NVIDIA briefly talked about the technology, called “Perfusion,” in a blog post in May 2023 as being one of among 20 or so papers about generative AI and neural graphics the GPU maker will present at the upcoming SIGGRAPH 2023 show, which kicks off August 6, 2023, in Los Angeles, California.
In the post, Aaron Lefohn, vice president of graphics research at NVIDIA, described Perfusion as a “highly compact model … which takes a handful of concept images to allow users to combine multiple personalized elements—such as a specific teddy bear and teapot—into a single AI-generated visual.”
In this case, “highly compact” means a model that needs only 100KB of parameters for a new visual concept to be added to an existing model, magnitudes smaller than the hundreds of megabytes or gigabytes needed by other techniques used by technologies like Dall-E, MidJourney or Stable Diffusion.
Perfusion essentially lets users make small updates to a text-to-image model rather than having to retrain it entirely.
Perfusion fits with NVIDIA’s laser focus on AI and machine learning, which founder and CEO Jensen Huang said almost a decade ago would be the key drivers of the company’s growth.
“The computer industry is going through two simultaneous transitions—accelerated computing and generative AI,” Huang said in a statement announcing fiscal first-quarter numbers in May. “A trillion dollars of installed global data center infrastructure will transition from general-purpose to accelerated computing as companies race to apply generative AI into every product, service and business process.”
Text-to-Image Has its Challenges
A text-to-image model is a machine learning algorithm that lets users write prompts in natural language to create an AI-generated image. As shown in a research paper about Perfusion written with Tel Aviv University in Israel, that could mean a prompt like “a cat acting in a play wearing a costume” or “a sculpture wearing a sombrero.”

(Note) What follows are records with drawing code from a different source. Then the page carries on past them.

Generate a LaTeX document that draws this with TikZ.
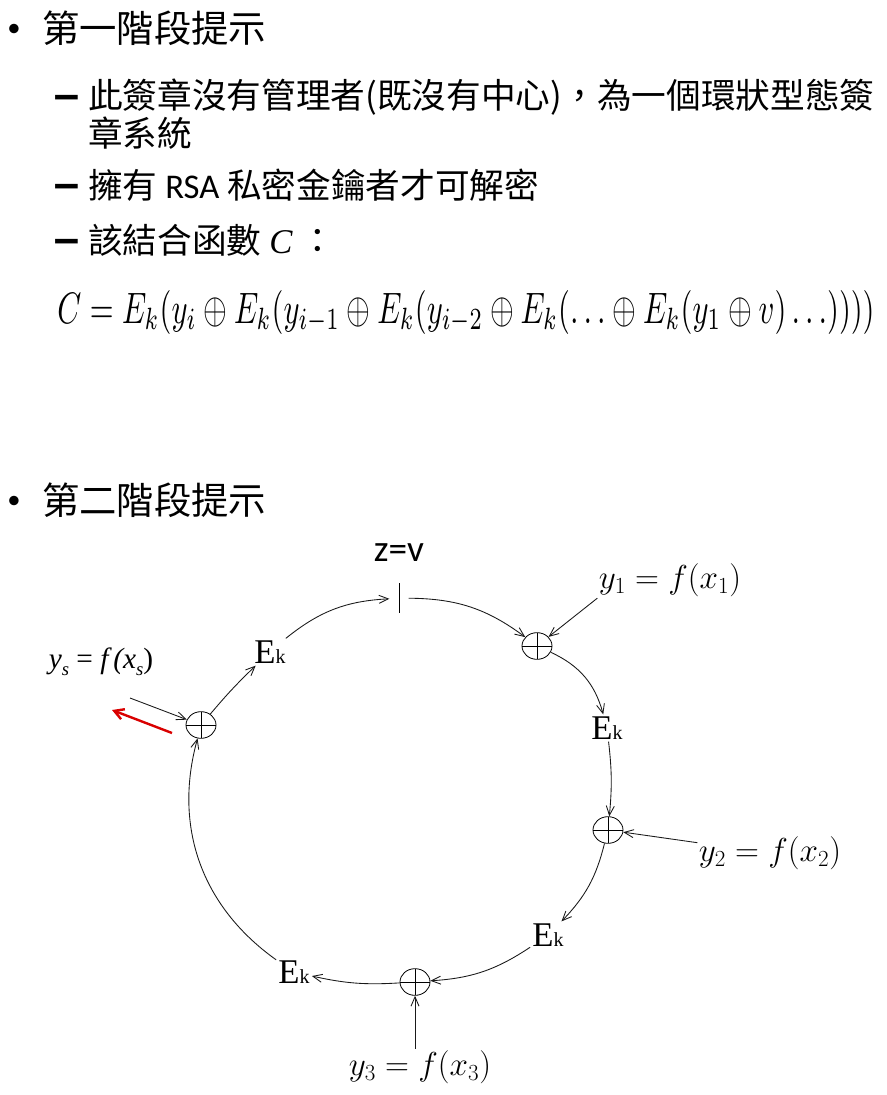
\documentclass[tikz,border=0pt]{standalone}
\usepackage{fontspec}
\usepackage{graphicx}
\setmainfont{Noto Sans CJK TC}
\newfontfamily\lat{Carlito}
\newfontfamily\djv{DejaVu Sans}
\newfontfamily\tms{Liberation Serif}
\usetikzlibrary{arrows.meta,shapes.geometric}
\newcommand{\Ekk}{{\tms\fontsize{26}{26}\selectfont E\fontsize{15}{15}\selectfont k}}
\newcommand{\wdash}{\scalebox{1.6}[1]{–}}
\begin{document}
\begin{tikzpicture}[x=0.75pt,y=-0.75pt,
  lvlone/.style={anchor=west,inner sep=0pt,font=\fontsize{28}{30}\selectfont},
  lvltwo/.style={anchor=west,inner sep=0pt,font=\fontsize{26}{28}\selectfont},
  bul/.style={inner sep=0pt,font=\lat\fontsize{20}{20}\selectfont},
  dsh/.style={anchor=base,inner sep=0pt,font=\djv\bfseries\fontsize{27}{28}\selectfont},
  xor/.style={ellipse,draw,line width=0.6pt,minimum width=22.5pt,minimum height=20pt,inner sep=0pt,
    path picture={\draw[line width=0.6pt] (path picture bounding box.north) -- (path picture bounding box.south)
      (path picture bounding box.west) -- (path picture bounding box.east);}},
  ek/.style={inner sep=1.5pt},
  lab/.style={inner sep=1pt,font=\fontsize{25}{28}\selectfont},
  arr/.style={draw=black!90,line width=0.65pt,-{Straight Barb[length=7pt,width=6pt]}},
  redarr/.style={draw=red!85!black,line width=1.8pt,-{Straight Barb[length=7pt,width=8pt]}}]
\useasboundingbox (0,0) rectangle (887,1095);
% first part
\node[bul] (b1) at (14,30) {•};
\node[lvlone] (t1) at (42,28) {第一階段提示};
\node[dsh] (d1) at (67,108) {\wdash};
\node[lvltwo] (t2) at (88,97) {此簽章沒有管理者(既沒有中心)，為一個環狀型態簽};
\node[lvltwo] (t2b) at (88,133) {章系統};
\node[dsh] (d2) at (67,196) {\wdash};
\node[lvltwo] (t3) at (88,185) {擁有 {\lat RSA} 私密金鑰者才可解密};
\node[dsh] (d3) at (67,251) {\wdash};
\node[lvltwo] (t4) at (88,240) {該結合函數 {\tms\itshape C} ：};
\node[inner sep=0pt] (formula) at (466,312) {\resizebox*{613pt}{33pt}{$C = E_k(y_i \oplus E_k(y_{i-1} \oplus E_k(y_{i-2} \oplus E_k(\ldots\oplus E_k(y_1 \oplus v)\ldots))))$}};
% second part
\node[bul] (b2) at (14,502) {•};
\node[lvlone] (t5) at (42,500) {第二階段提示};
% diagram
\node[inner sep=0pt,font=\lat\fontsize{28}{30}\selectfont] (zv) at (399,553) {z=v};
\node[minimum width=14pt,minimum height=22pt,inner sep=0pt] (tick) at (399,598) {};
\draw[line width=0.6pt] (tick.north) -- (tick.south);
\node[xor] (p1) at (537,646) {};
\node[xor] (p2) at (608,830) {};
\node[xor] (p3) at (415,982) {};
\node[xor] (ps) at (201,725) {};
\node[ek] (ekTL) at (270,652) {\Ekk};
\node[ek] (ekR) at (607,728) {\Ekk};
\node[ek] (ekBR) at (548,935) {\Ekk};
\node[ek] (ekBL) at (294,972) {\Ekk};
\node[lab] (y1) at (670,580) {$y_1 = f(x_1)$};
\node[lab] (y2) at (770,853) {$y_2 = f(x_2)$};
\node[lab] (y3) at (420,1067) {$y_3 = f(x_3)$};
\node[inner sep=1pt,font=\tms\fontsize{22}{24}\selectfont] (ys) at (101,662) {\itshape y\raisebox{-5pt}{\fontsize{14}{14}\selectfont s}\upshape\ =\ \itshape f\,(x\raisebox{-5pt}{\fontsize{14}{14}\selectfont s}\upshape)};
\coordinate (ysout) at (130,698);
\coordinate (redstart) at (172,733);
\coordinate (redend) at (112,710);
\draw[arr] (ekTL) to[bend left=18] (tick);
\draw[arr] (tick) to[bend left=18] (p1);
\draw[arr] (y1.south west) -- (p1);
\draw[arr] (p1) to[bend left=25] (ekR);
\draw[arr] (ekR) to[bend left=6] (p2);
\draw[arr] (y2) -- (p2);
\draw[arr] (p2) to[bend left=15] (ekBR);
\draw[arr] (ekBR) to[bend left=15] (p3);
\draw[arr] (y3.north -| p3) -- (p3);
\draw[arr] (p3) to[bend left=8] (ekBL);
\draw[arr] (ekBL) to[bend left=35] (ps);
\draw[arr] (ps) to[bend left=3] (ekTL);
\draw[arr] (ysout) -- (ps);
\draw[redarr] (redstart) -- (redend);
\end{tikzpicture}
\end{document}
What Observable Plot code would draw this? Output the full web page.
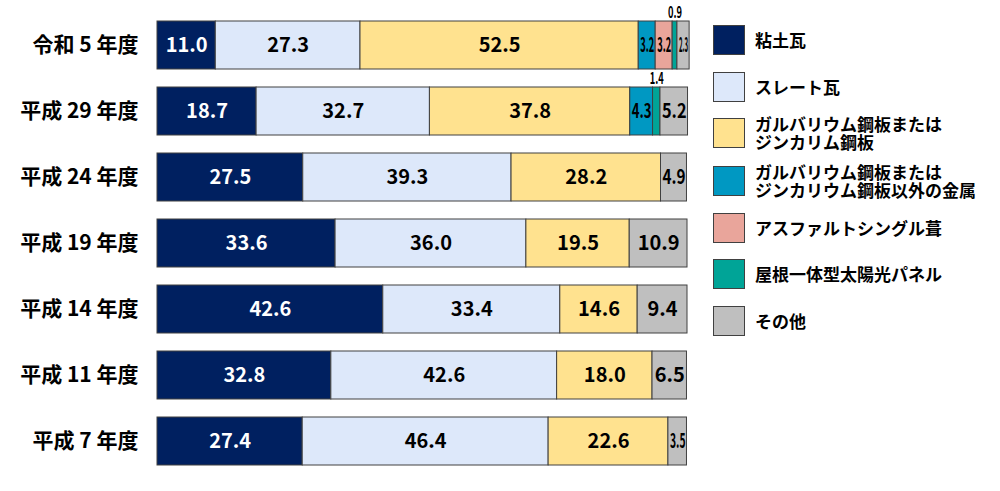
<!DOCTYPE html>
<html><head><meta charset="utf-8">
<script src="https://cdn.jsdelivr.net/npm/d3@7"></script>
<script src="https://cdn.jsdelivr.net/npm/@observablehq/plot@0.6"></script>
<style>
body{margin:0;background:#fff;font-family:"Noto Sans CJK JP",sans-serif;}
#wrap{position:relative;width:1000px;height:491px;}
#legend{position:absolute;left:0;top:0;}
.item{position:absolute;left:713px;display:flex;align-items:center;}
.sw{width:30px;height:28px;border:1px solid #404040;}
.lab{position:absolute;left:42px;font-weight:bold;font-size:17px;line-height:18px;white-space:nowrap;color:#000;}
</style></head>
<body><div id="wrap"><div id="chart"></div><div id="legend"></div></div>
<script>
const years = ["令和 5 年度","平成 29 年度","平成 24 年度","平成 19 年度","平成 14 年度","平成 11 年度","平成 7 年度"];
const seriesNames = ["粘土瓦","スレート瓦","ガルバリウム鋼板またはジンカリム鋼板","ガルバリウム鋼板またはジンカリウム鋼板以外の金属","アスファルトシングル葺","屋根一体型太陽光パネル","その他"];
const legendLines = [["粘土瓦"],["スレート瓦"],["ガルバリウム鋼板または","ジンカリム鋼板"],["ガルバリウム鋼板または","ジンカリウム鋼板以外の金属"],["アスファルトシングル葺"],["屋根一体型太陽光パネル"],["その他"]];
const colors = ["#002060","#dde8fa","#ffe28f","#0098c2","#e9a59b","#00a497","#bfbfbf"];
const clay = [11.0,18.7,27.5,33.6,42.6,32.8,27.4];
const slate = [27.3,32.7,39.3,36.0,33.4,42.6,46.4];
const galvalume = [52.5,37.8,28.2,19.5,14.6,18.0,22.6];
const otherMetal = [3.2,4.3,0,0,0,0,0];
const asphalt = [3.2,0,0,0,0,0,0];
const solar = [0.9,1.4,0,0,0,0,0];
const other = [2.3,5.2,4.9,10.9,9.4,6.5,3.5];
const series = [clay,slate,galvalume,otherMetal,asphalt,solar,other];

// long table, with cumulative start for label placement
const table = [];
years.forEach((y,i)=>{
  let acc = 0;
  series.forEach((s,j)=>{
    if (s[i] > 0) table.push({year:y, series:seriesNames[j], value:s[i], si:j, start:acc, mid:acc + s[i]/2});
    acc += s[i];
  });
});

const inside = d => d.value >= 2;
const insideData = table.filter(inside);
const aboveData = table.filter(d => !inside(d));

const fontFam = '"Noto Sans CJK JP", sans-serif';
const chart = Plot.plot({
  width: 700, height: 491,
  marginLeft: 157, marginRight: 13, marginTop: 3, marginBottom: 8,
  style: {fontFamily: fontFam, background: "#fff"},
  x: {domain:[0,100], axis: null},
  y: {domain: years, padding: 0.2727, label: null},
  color: {domain: seriesNames, range: colors},
  marks: [
    Plot.barX(table, {...Plot.stackX({x:"value", y:"year", fill:"series", order: seriesNames}), stroke:"#404040", strokeWidth:1}),
    Plot.axisY({tickSize:0, tickPadding:19, fontSize:21, fontWeight:"bold", fill:"#000", label:null}),
    Plot.text(insideData, {x:"mid", y:"year", text: d=>d.value.toFixed(1),
      fill: d => d.si===0 ? "#fff" : "#000", fontSize:20, fontWeight:"bold", className:"seglab"}),
    Plot.text(aboveData, {x:"mid", y:"year", text: d=>d.value.toFixed(1),
      fill:"#000", fontSize:16, fontWeight:"bold", dy:-33, className:"toplab"})
  ]
});
document.getElementById("chart").appendChild(chart);

// condense labels in narrow segments
const xs = chart.scale("x");
d3.select(chart).selectAll("g.seglab text").each(function(_, i){
  const d = insideData[i];
  const w = xs.apply(d.value) - xs.apply(0);
  const bb = this.getComputedTextLength();
  if (bb > w - 4) {
    this.setAttribute("textLength", Math.max(w - 3, 8));
    this.setAttribute("lengthAdjust", "spacingAndGlyphs");
  }
});
d3.select(chart).selectAll("g.toplab text").each(function(){
  this.setAttribute("textLength", 14);
  this.setAttribute("lengthAdjust", "spacingAndGlyphs");
});

const tops = [25,72,118,166,213,259,306];
const leg = document.getElementById("legend");
seriesNames.forEach((n,j)=>{
  const it = document.createElement("div");
  it.className="item"; it.style.top = tops[j]+"px";
  const sw = document.createElement("div"); sw.className="sw"; sw.style.background = colors[j];
  it.appendChild(sw);
  const lab = document.createElement("div"); lab.className="lab";
  lab.innerHTML = legendLines[j].join("<br>");
  const lines = legendLines[j].length;
  lab.style.top = (15 - lines*18/2) + "px";
  it.appendChild(lab);
  leg.appendChild(it);
});
</script></body></html>
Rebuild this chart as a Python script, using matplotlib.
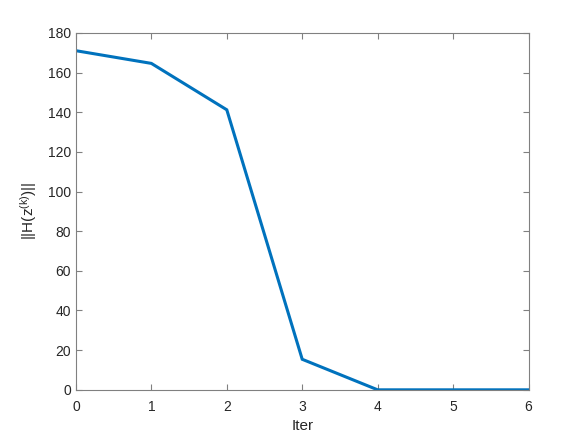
import matplotlib
matplotlib.use('Agg')
import matplotlib.pyplot as plt

iters = [0, 1, 2, 3, 4, 5, 6]
h_norm = [171.0, 164.6, 141.2, 15.4, 0.0, 0.0, 0.0]

plt.rcParams['font.family'] = ['Liberation Sans', 'DejaVu Sans']
plt.rcParams['mathtext.fontset'] = 'custom'
plt.rcParams['mathtext.rm'] = 'Liberation Sans'
plt.rcParams['mathtext.it'] = 'Liberation Sans'

fig = plt.figure(figsize=(5.84, 4.38), dpi=100)
ax = fig.add_axes([0.13, 0.11, 0.775, 0.815])
ax.plot(iters, h_norm, color='#0072BD', linewidth=2.2, solid_joinstyle='miter')

ax.set_xlim(0, 6)
ax.set_ylim(0, 180)
ax.set_xticks(range(0, 7))
ax.set_yticks(range(0, 181, 20))

axis_gray = '#808080'
for s in ax.spines.values():
    s.set_color(axis_gray)
    s.set_linewidth(0.8)
ax.tick_params(direction='in', top=True, right=True, length=4, width=0.8,
               colors=axis_gray, labelcolor='#262626', labelsize=10)
ax.tick_params(axis='x', pad=7)

ax.set_xlabel('Iter', fontsize=11, color='#262626', labelpad=4)
ax.set_ylabel(r'$\mathrm{||H(z^{(k)})||}$', fontsize=11, color='#262626', labelpad=6)

fig.savefig('out.png', dpi=100)
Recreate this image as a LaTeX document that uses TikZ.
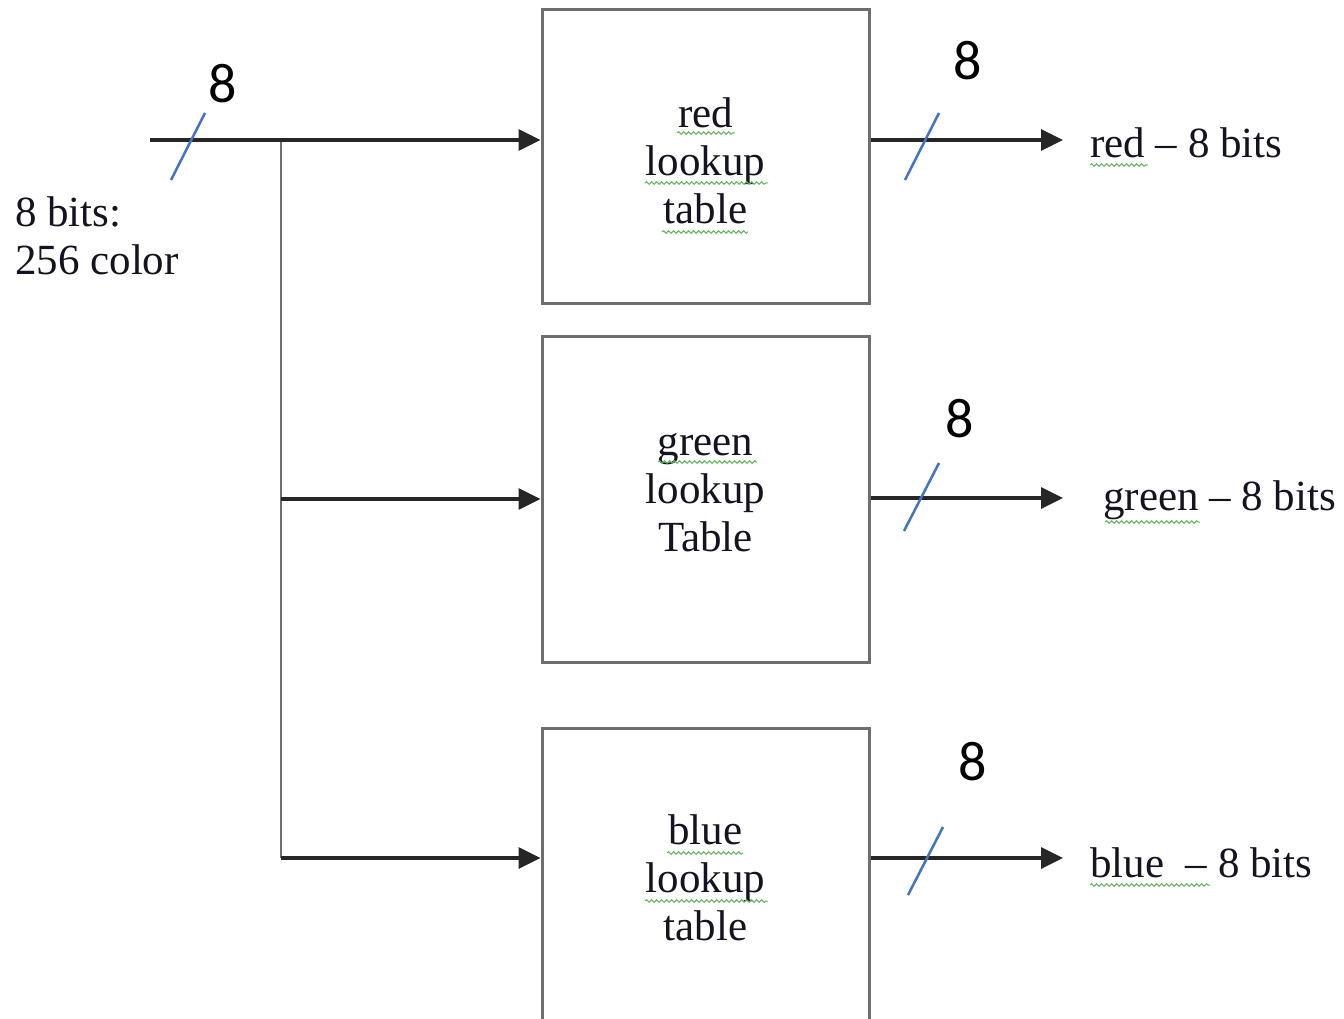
\documentclass[tikz,border=0pt]{standalone}
\usepackage{fontspec}
\setmainfont{Liberation Serif}
\newfontfamily\labelsans{Carlito}
\usetikzlibrary{arrows.meta,decorations.pathmorphing}

\definecolor{boxgray}{HTML}{6E6E6E}
\definecolor{wire}{HTML}{262626}
\definecolor{trunkgray}{HTML}{707070}
\definecolor{slashblue}{HTML}{4472C4}
\definecolor{spellgreen}{HTML}{5DB85A}
\definecolor{inktext}{HTML}{141420}

\begin{document}
\begin{tikzpicture}[x=1pt,y=-1pt,
  lut/.style={draw=boxgray, line width=3pt, minimum width=327pt, inner sep=0pt},
  boxtext/.style={font=\fontsize{43}{48}\selectfont, align=center, inner sep=0pt, text=inktext},
  sidetext/.style={font=\fontsize{43}{48}\selectfont, anchor=base west, inner sep=0pt, text=inktext},
  bus/.style={draw=wire, line width=3.5pt, -{Triangle[length=22pt,width=21pt]}},
  trunk/.style={draw=trunkgray, line width=2.5pt},
  buswidth/.style={font=\labelsans\fontsize{56}{60}\selectfont, anchor=base, inner sep=0pt},
  slash/.style={draw=slashblue, line width=2.5pt},
  squiggle/.style={draw=spellgreen, line width=1pt, decorate,
    decoration={snake, amplitude=1.3pt, segment length=5pt}}
]
% page frame
\clip (0,0) rectangle (1344,1019);
\fill[white] (0,0) rectangle (1344,1019);

% lookup tables
\node[lut, minimum height=293pt] (red)   at (705.5,156.5) {};
\node[lut, minimum height=326pt] (green) at (705.5,499) {};
\node[lut, minimum height=312pt] (blue)  at (705.5,884) {};

\node[boxtext] (redtxt)   at (705.5,161) {red\\lookup\\table};
\node[boxtext] (greentxt) at (705.5,493) {green\\lookup\\Table};
\node[boxtext] (bluetxt)  at (705.5,878) {blue\\lookup\\table};

% input bus and fan-out
\coordinate (in) at (150,140);
\coordinate (j)  at (281,140);
\coordinate (gj) at (281,499);
\coordinate (tb) at (281,858);

\draw[trunk] (j) -- (tb);
\draw[bus] (in) -- (in -| red.west);
\draw[bus] (gj) -- (gj -| green.west);
\draw[bus] (tb) -- (tb -| blue.west);

% outputs
\coordinate (rend) at (1063,140);
\coordinate (gend) at (1063,498);
\coordinate (bend) at (1063,858);
\draw[bus] (rend -| red.east) -- (rend);
\draw[bus] (gend -| green.east) -- (gend);
\draw[bus] (bend -| blue.east) -- (bend);

% bus width marks
\draw[slash] (205,113) -- (171,180);
\draw[slash] (939,113) -- (905,180);
\draw[slash] (939,463) -- (904,531);
\draw[slash] (943,827) -- (908,895);

\node[buswidth] (w0) at (223,103) {8};
\node[buswidth] (w1) at (968,80)  {8};
\node[buswidth] (w2) at (960,437) {8};
\node[buswidth] (w3) at (973,780) {8};

% labels
\node[sidetext, anchor=north west, align=left] (inlabel) at (15,196) {8 bits:\\256 color};
\node[sidetext] (redout)   at (1090,158) {red – 8 bits};
\node[sidetext] (greenout) at (1103,510) {green – 8 bits};
\node[sidetext] (blueout)  at (1090,877) {blue\ \ – 8 bits};

% spelling marks under words
\draw[squiggle] (677,133) -- (735,133);
\draw[squiggle] (645,183) -- (768,183);
\draw[squiggle] (662,232) -- (748,232);
\draw[squiggle] (658,462) -- (757,462);
\draw[squiggle] (667,853) -- (743,853);
\draw[squiggle] (645,901) -- (768,901);
\draw[squiggle] (1090,165) -- (1148,165);
\draw[squiggle] (1105,522) -- (1200,522);
\draw[squiggle] (1090,885) -- (1210,885);
\end{tikzpicture}
\end{document}
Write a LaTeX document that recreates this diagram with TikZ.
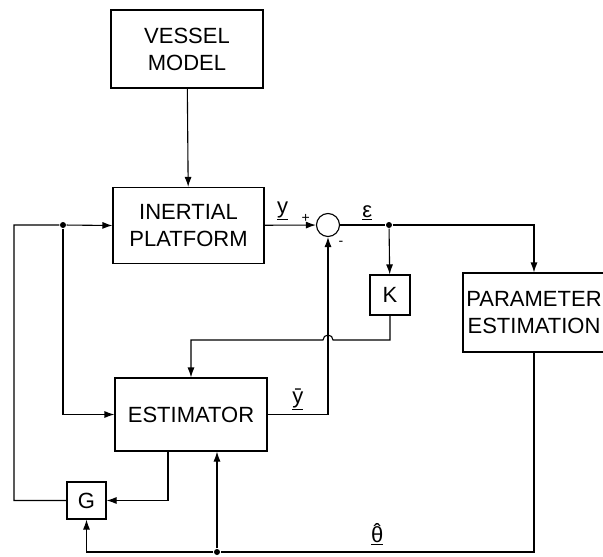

The models understand the relationship between the image data and text and create images. Text-to-image personalization comes in when a user wants to fine-tune the image by adding new concepts–like a specific cat or sombrero image–to the model.
“Text-to-image models … offer a new level of flexibility by allowing users to guide the creative process through natural language,” researchers wrote in the paper. “However, personalizing these models to align with user-provided visual concepts remains a challenging problem.”
Those problems include keeping the high quality of the image while enabling the user to keep creative control, combining multiple personalized concepts in a single image and keeping the model small. Perfusion addresses these, they wrote.
Central to this is what NVIDIA is calling key-locking, which allows for small updates to the representations already in the model, like adding the concept of a red sombrero and “key locking” it to the more general concept of a hat. Any retraining happens on the new concepts that are introduced rather than on the entire model, which means less demand for expensive compute power and storage.
The Key is Key-Locking
Key-locking mitigates the problem of overfitting, which makes it difficult for the model to create new versions of the idea because it’s tightly tied to the images it was initially trained on.
At the same time, Perfusion also enables more than one personalized concept–like a red sombrero and the sculpture of a human–to be combined in a single image via a text prompt.
“The concepts are individually learned and merged only during the runtime process to produce the final image,” the researchers wrote.
These innovations in Perfusion mean that personalizing a text-to-image model only requires 100KB per concept, which opens up the ability for users to build more creative AI images using more detailed prompts and concepts than with other methods. It also makes personalizing the models less expensive, opening up more opportunities for more people at a time when art platforms that use AI are proliferating.
That said, there are limitations that the researchers said need to be addressed. Word choices can result in over-generalizing the concept, while right now, it takes a lot of work to get the text prompt right to ensure the desired results.
More work will be done on the technology and NVIDIA seems intent on releasing the code.